FriedmanDGP

FriedmanDGP implements the classic Friedman (1991) benchmark functions. Three variants are available via the friedman_function parameter. These functions are widely used in the machine learning literature to benchmark nonlinear regression methods.

Quick Start

import synthbench
from synthbench import BenchPipeline, FriedmanDGP

dgp = FriedmanDGP(friedman_function=1, complexity="medium", task_type="regression", random_state=0)
pipeline = BenchPipeline(dgp)
result = pipeline.run(n_samples=500, n_features=10, random_state=42)

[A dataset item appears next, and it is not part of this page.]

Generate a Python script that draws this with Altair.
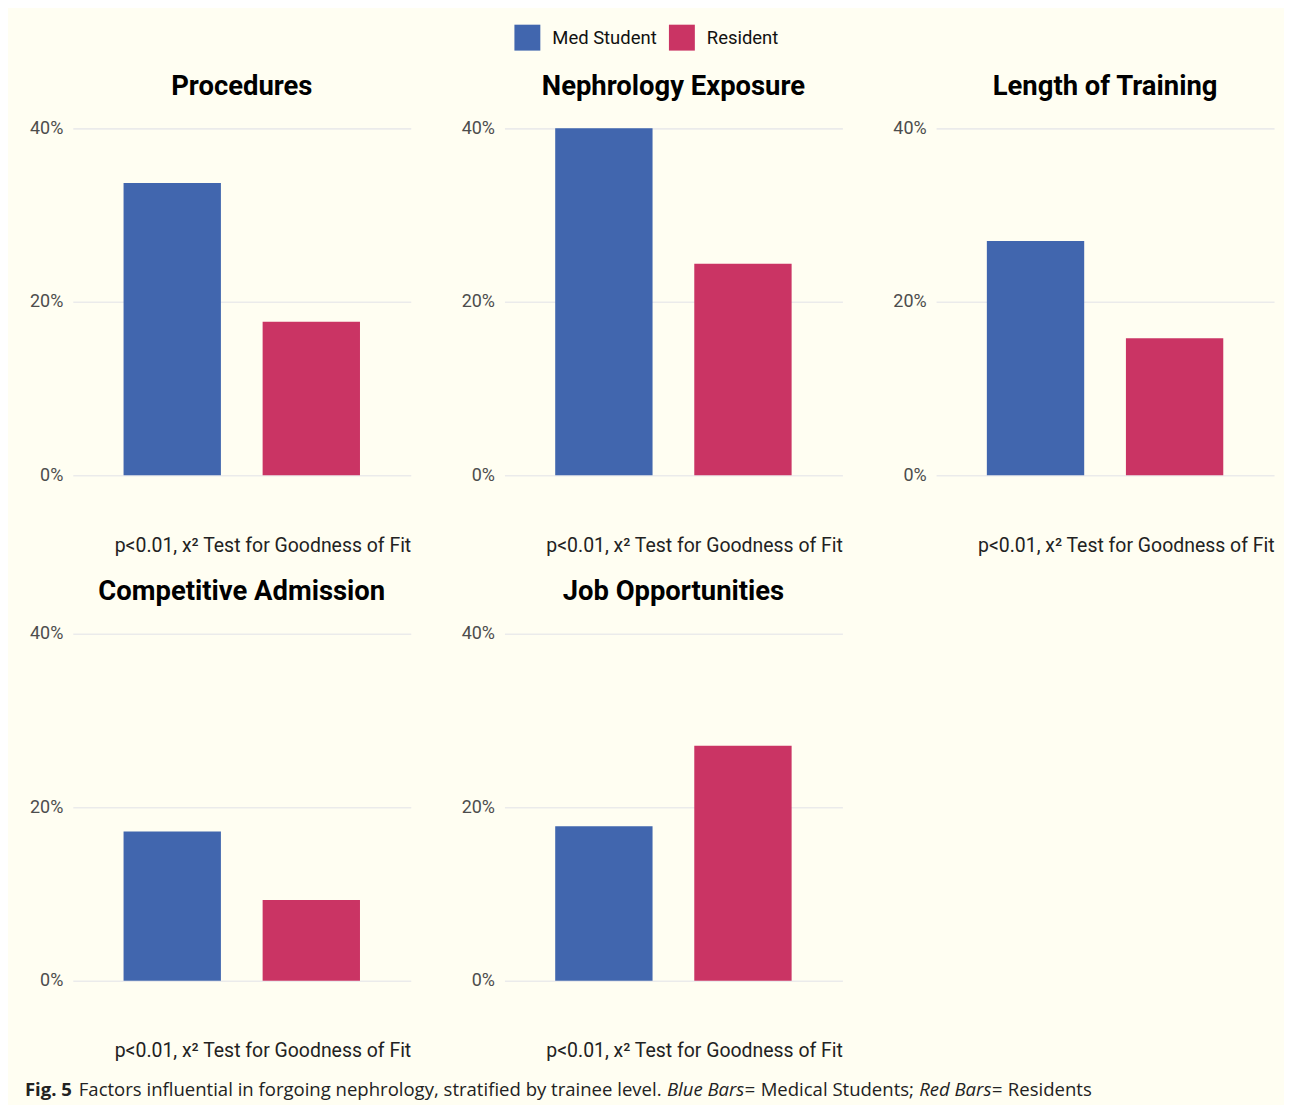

print(result.X.shape)   # (500, 10)
print(result.y.shape)   # (500,)
print(list(result.metadata.keys()))

# Signal importances sum to 1.0
importances = result.metadata["signal_feature_importances"]
print(sum(importances.values()))  # 1.0

Parameters

Parameter	Default	Description
`friedman_function`	`1`	Friedman function variant: `1`, `2`, or `3`
`complexity`	`"medium"`	Complexity level (affects noise scaling)
`task_type`	`"regression"`	`"regression"` for continuous target, `"classification"` for binary labels
`random_state`	`0`	Integer seed for reproducibility
`class_weight`	`0.5`	(Classification only) Fraction of samples in the positive class

Notes

Function 1: y = 10*sin(pi*x1*x2) + 20*(x3-0.5)^2 + 10*x4 + 5*x5. Features x1-x5 in [0, 1].
Function 2: Uses non-unit feature ranges as per the original Friedman (1991) paper (e.g., x1 in [40*pi, 560*pi]).
Function 3: Also uses non-unit ranges following the original paper.
Feature importances are equal-weight across formula features — ground truth is the formula structure, not empirical contribution.
Extra features beyond those used in the formula are noise with exactly 0.0 importance.